-- Task statement --
Output the data below in full, byte for byte. Nothing may differ.

━━━ Data segment ━━━

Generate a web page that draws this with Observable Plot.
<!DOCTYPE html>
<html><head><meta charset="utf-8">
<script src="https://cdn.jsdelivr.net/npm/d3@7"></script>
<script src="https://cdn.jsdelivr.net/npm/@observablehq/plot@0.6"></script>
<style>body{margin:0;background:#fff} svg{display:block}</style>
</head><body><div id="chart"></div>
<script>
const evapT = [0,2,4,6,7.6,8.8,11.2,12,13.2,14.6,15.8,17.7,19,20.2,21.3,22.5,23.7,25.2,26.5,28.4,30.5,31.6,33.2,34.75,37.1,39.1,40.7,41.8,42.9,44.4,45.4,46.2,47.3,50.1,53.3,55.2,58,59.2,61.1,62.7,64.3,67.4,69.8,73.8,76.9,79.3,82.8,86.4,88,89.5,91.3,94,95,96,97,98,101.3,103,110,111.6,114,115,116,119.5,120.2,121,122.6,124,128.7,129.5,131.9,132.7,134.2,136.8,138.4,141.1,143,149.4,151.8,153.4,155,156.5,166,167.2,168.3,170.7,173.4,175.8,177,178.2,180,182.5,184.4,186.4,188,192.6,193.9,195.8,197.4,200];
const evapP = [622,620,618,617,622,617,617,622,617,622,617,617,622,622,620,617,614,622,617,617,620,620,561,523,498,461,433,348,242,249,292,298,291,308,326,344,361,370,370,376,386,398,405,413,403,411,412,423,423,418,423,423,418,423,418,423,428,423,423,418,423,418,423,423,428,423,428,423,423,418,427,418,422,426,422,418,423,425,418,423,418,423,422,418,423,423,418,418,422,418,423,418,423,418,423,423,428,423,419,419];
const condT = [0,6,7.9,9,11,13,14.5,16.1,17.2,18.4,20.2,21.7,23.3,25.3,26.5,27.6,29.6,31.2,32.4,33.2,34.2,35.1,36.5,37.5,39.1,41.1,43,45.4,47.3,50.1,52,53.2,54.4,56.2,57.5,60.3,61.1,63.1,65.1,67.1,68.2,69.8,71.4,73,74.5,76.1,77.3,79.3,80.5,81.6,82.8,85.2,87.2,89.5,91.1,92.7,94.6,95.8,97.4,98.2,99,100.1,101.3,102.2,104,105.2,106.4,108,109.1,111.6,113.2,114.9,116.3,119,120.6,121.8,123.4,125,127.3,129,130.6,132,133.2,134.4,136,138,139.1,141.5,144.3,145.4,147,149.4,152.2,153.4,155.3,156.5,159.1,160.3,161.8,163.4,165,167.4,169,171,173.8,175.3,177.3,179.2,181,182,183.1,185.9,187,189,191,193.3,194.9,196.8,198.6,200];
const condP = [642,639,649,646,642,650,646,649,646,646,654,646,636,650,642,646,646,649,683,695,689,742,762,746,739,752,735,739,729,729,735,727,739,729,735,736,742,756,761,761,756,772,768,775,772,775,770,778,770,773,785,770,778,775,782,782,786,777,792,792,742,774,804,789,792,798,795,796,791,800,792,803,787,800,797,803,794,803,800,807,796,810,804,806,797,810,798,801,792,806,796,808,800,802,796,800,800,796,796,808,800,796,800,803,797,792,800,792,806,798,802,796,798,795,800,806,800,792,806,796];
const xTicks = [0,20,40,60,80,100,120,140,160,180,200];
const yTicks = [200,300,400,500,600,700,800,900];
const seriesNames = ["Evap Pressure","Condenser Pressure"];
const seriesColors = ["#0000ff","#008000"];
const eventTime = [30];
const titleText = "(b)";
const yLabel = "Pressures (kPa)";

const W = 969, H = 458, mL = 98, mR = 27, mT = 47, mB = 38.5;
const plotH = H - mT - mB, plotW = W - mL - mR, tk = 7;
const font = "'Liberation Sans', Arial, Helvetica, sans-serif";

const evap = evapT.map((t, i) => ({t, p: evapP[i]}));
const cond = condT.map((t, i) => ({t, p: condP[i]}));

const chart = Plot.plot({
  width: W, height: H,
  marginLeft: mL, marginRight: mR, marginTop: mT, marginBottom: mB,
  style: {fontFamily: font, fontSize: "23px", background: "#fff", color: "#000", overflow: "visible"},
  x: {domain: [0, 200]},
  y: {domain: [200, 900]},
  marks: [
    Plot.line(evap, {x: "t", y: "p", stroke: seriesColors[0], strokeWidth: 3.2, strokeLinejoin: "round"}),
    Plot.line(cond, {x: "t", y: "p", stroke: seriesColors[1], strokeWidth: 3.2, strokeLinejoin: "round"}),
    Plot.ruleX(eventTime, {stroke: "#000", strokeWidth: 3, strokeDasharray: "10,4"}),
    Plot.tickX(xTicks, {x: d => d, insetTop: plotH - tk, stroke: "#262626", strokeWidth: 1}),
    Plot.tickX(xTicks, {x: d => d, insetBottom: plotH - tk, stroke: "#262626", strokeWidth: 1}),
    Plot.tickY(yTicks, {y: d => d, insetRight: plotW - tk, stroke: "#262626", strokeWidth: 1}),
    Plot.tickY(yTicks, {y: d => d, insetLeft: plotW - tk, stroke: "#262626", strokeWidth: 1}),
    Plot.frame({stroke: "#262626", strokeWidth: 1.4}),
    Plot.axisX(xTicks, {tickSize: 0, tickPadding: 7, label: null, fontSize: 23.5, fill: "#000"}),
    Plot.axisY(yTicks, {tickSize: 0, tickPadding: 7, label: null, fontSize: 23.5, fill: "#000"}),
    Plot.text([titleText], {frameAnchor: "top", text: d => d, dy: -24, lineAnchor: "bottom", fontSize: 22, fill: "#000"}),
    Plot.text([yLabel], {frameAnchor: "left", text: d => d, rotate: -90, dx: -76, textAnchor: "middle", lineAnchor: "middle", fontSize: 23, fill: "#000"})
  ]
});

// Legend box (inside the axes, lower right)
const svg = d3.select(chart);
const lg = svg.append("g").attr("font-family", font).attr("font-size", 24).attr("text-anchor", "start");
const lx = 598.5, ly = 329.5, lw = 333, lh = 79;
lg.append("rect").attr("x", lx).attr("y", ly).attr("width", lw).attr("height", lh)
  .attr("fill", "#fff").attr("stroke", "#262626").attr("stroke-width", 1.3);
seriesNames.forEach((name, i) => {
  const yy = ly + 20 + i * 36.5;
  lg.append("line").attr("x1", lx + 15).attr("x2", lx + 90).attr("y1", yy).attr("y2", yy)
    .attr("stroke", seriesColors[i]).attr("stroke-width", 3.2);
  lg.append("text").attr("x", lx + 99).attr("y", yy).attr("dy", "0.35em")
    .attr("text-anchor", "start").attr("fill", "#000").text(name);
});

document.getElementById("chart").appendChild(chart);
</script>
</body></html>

━━━

-- Written reply --
Generate a web page that draws this with Observable Plot.
<!DOCTYPE html>
<html><head><meta charset="utf-8">
<script src="https://cdn.jsdelivr.net/npm/d3@7"></script>
<script src="https://cdn.jsdelivr.net/npm/@observablehq/plot@0.6"></script>
<style>body{margin:0;background:#fff} svg{display:block}</style>
</head><body><div id="chart"></div>
<script>
const evapT = [0,2,4,6,7.6,8.8,11.2,12,13.2,14.6,15.8,17.7,19,20.2,21.3,22.5,23.7,25.2,26.5,28.4,30.5,31.6,33.2,34.75,37.1,39.1,40.7,41.8,42.9,44.4,45.4,46.2,47.3,50.1,53.3,55.2,58,59.2,61.1,62.7,64.3,67.4,69.8,73.8,76.9,79.3,82.8,86.4,88,89.5,91.3,94,95,96,97,98,101.3,103,110,111.6,114,115,116,119.5,120.2,121,122.6,124,128.7,129.5,131.9,132.7,134.2,136.8,138.4,141.1,143,149.4,151.8,153.4,155,156.5,166,167.2,168.3,170.7,173.4,175.8,177,178.2,180,182.5,184.4,186.4,188,192.6,193.9,195.8,197.4,200];
const evapP = [622,620,618,617,622,617,617,622,617,622,617,617,622,622,620,617,614,622,617,617,620,620,561,523,498,461,433,348,242,249,292,298,291,308,326,344,361,370,370,376,386,398,405,413,403,411,412,423,423,418,423,423,418,423,418,423,428,423,423,418,423,418,423,423,428,423,428,423,423,418,427,418,422,426,422,418,423,425,418,423,418,423,422,418,423,423,418,418,422,418,423,418,423,418,423,423,428,423,419,419];
const condT = [0,6,7.9,9,11,13,14.5,16.1,17.2,18.4,20.2,21.7,23.3,25.3,26.5,27.6,29.6,31.2,32.4,33.2,34.2,35.1,36.5,37.5,39.1,41.1,43,45.4,47.3,50.1,52,53.2,54.4,56.2,57.5,60.3,61.1,63.1,65.1,67.1,68.2,69.8,71.4,73,74.5,76.1,77.3,79.3,80.5,81.6,82.8,85.2,87.2,89.5,91.1,92.7,94.6,95.8,97.4,98.2,99,100.1,101.3,102.2,104,105.2,106.4,108,109.1,111.6,113.2,114.9,116.3,119,120.6,121.8,123.4,125,127.3,129,130.6,132,133.2,134.4,136,138,139.1,141.5,144.3,145.4,147,149.4,152.2,153.4,155.3,156.5,159.1,160.3,161.8,163.4,165,167.4,169,171,173.8,175.3,177.3,179.2,181,182,183.1,185.9,187,189,191,193.3,194.9,196.8,198.6,200];
const condP = [642,639,649,646,642,650,646,649,646,646,654,646,636,650,642,646,646,649,683,695,689,742,762,746,739,752,735,739,729,729,735,727,739,729,735,736,742,756,761,761,756,772,768,775,772,775,770,778,770,773,785,770,778,775,782,782,786,777,792,792,742,774,804,789,792,798,795,796,791,800,792,803,787,800,797,803,794,803,800,807,796,810,804,806,797,810,798,801,792,806,796,808,800,802,796,800,800,796,796,808,800,796,800,803,797,792,800,792,806,798,802,796,798,795,800,806,800,792,806,796];
const xTicks = [0,20,40,60,80,100,120,140,160,180,200];
const yTicks = [200,300,400,500,600,700,800,900];
const seriesNames = ["Evap Pressure","Condenser Pressure"];
const seriesColors = ["#0000ff","#008000"];
const eventTime = [30];
const titleText = "(b)";
const yLabel = "Pressures (kPa)";

const W = 969, H = 458, mL = 98, mR = 27, mT = 47, mB = 38.5;
const plotH = H - mT - mB, plotW = W - mL - mR, tk = 7;
const font = "'Liberation Sans', Arial, Helvetica, sans-serif";

const evap = evapT.map((t, i) => ({t, p: evapP[i]}));
const cond = condT.map((t, i) => ({t, p: condP[i]}));

const chart = Plot.plot({
  width: W, height: H,
  marginLeft: mL, marginRight: mR, marginTop: mT, marginBottom: mB,
  style: {fontFamily: font, fontSize: "23px", background: "#fff", color: "#000", overflow: "visible"},
  x: {domain: [0, 200]},
  y: {domain: [200, 900]},
  marks: [
    Plot.line(evap, {x: "t", y: "p", stroke: seriesColors[0], strokeWidth: 3.2, strokeLinejoin: "round"}),
    Plot.line(cond, {x: "t", y: "p", stroke: seriesColors[1], strokeWidth: 3.2, strokeLinejoin: "round"}),
    Plot.ruleX(eventTime, {stroke: "#000", strokeWidth: 3, strokeDasharray: "10,4"}),
    Plot.tickX(xTicks, {x: d => d, insetTop: plotH - tk, stroke: "#262626", strokeWidth: 1}),
    Plot.tickX(xTicks, {x: d => d, insetBottom: plotH - tk, stroke: "#262626", strokeWidth: 1}),
    Plot.tickY(yTicks, {y: d => d, insetRight: plotW - tk, stroke: "#262626", strokeWidth: 1}),
    Plot.tickY(yTicks, {y: d => d, insetLeft: plotW - tk, stroke: "#262626", strokeWidth: 1}),
    Plot.frame({stroke: "#262626", strokeWidth: 1.4}),
    Plot.axisX(xTicks, {tickSize: 0, tickPadding: 7, label: null, fontSize: 23.5, fill: "#000"}),
    Plot.axisY(yTicks, {tickSize: 0, tickPadding: 7, label: null, fontSize: 23.5, fill: "#000"}),
    Plot.text([titleText], {frameAnchor: "top", text: d => d, dy: -24, lineAnchor: "bottom", fontSize: 22, fill: "#000"}),
    Plot.text([yLabel], {frameAnchor: "left", text: d => d, rotate: -90, dx: -76, textAnchor: "middle", lineAnchor: "middle", fontSize: 23, fill: "#000"})
  ]
});

// Legend box (inside the axes, lower right)
const svg = d3.select(chart);
const lg = svg.append("g").attr("font-family", font).attr("font-size", 24).attr("text-anchor", "start");
const lx = 598.5, ly = 329.5, lw = 333, lh = 79;
lg.append("rect").attr("x", lx).attr("y", ly).attr("width", lw).attr("height", lh)
  .attr("fill", "#fff").attr("stroke", "#262626").attr("stroke-width", 1.3);
seriesNames.forEach((name, i) => {
  const yy = ly + 20 + i * 36.5;
  lg.append("line").attr("x1", lx + 15).attr("x2", lx + 90).attr("y1", yy).attr("y2", yy)
    .attr("stroke", seriesColors[i]).attr("stroke-width", 3.2);
  lg.append("text").attr("x", lx + 99).attr("y", yy).attr("dy", "0.35em")
    .attr("text-anchor", "start").attr("fill", "#000").text(name);
});

document.getElementById("chart").appendChild(chart);
</script>
</body></html>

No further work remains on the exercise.